Thursday, May 26, 2011

Assignment IV: Editing Adderall

To start, the story begins with a bunch of redundant paragraphs. It says students are buying Adderall from students with a prescription for the drug a few different times with different words. It also says Adderall is used to combat ADD/ADHD 5 more times than it needs to. In addition to cutting out the redundant information about its use, I think the article should go into more depth about the drug itself. Maybe include the actual chemical compound (Adderall is dextroamphetamine and amphetamine). What the molecules do in your brain, and how prolonged use can cause the averse side-effects that were mentioned When you're interviewing a doctor, it's probably a good idea to get more than just "Adderall is a mixture of amphetamines," from him. Getting the doctor to tell you about the side effects will add credibility to the article as well (rather than a Washington faculty website).

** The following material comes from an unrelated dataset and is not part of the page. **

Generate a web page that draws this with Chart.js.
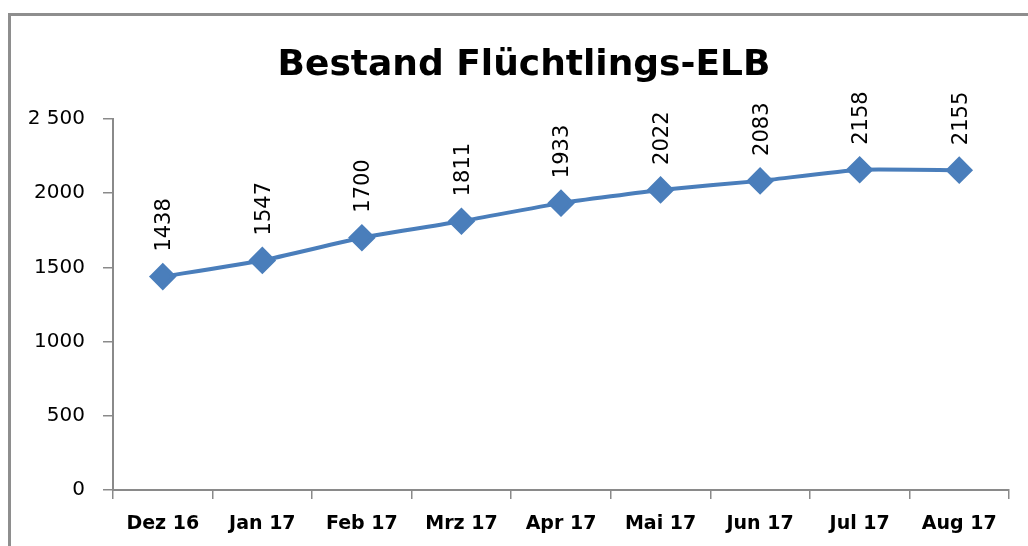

At the end of the story, the reporter botches the story in my opinion. He says Adderall is being abused at WSU and will continue. The whole article is spent saying it's a problem, and then the last quote makes it seem like it's not such a big deal, that the abuse of a prescription drug isn't as bad as others. I think it was good that the reporter got someone else's side of the argument, but I think it was too abrupt. Either insert that argument higher in the article, or flesh it out beyond one disruptive quote at the end of the paper.

Also, I don't think the reporter should have tried to explain the effects of the drug (as he tried to do many times). Saying "Adderall works as an energy enhancer" would be more credible if attributed to a real source.

I think the reporter should have spoken to Police as well, and maybe got their take on the abuse, penalties and regularity of the abuse.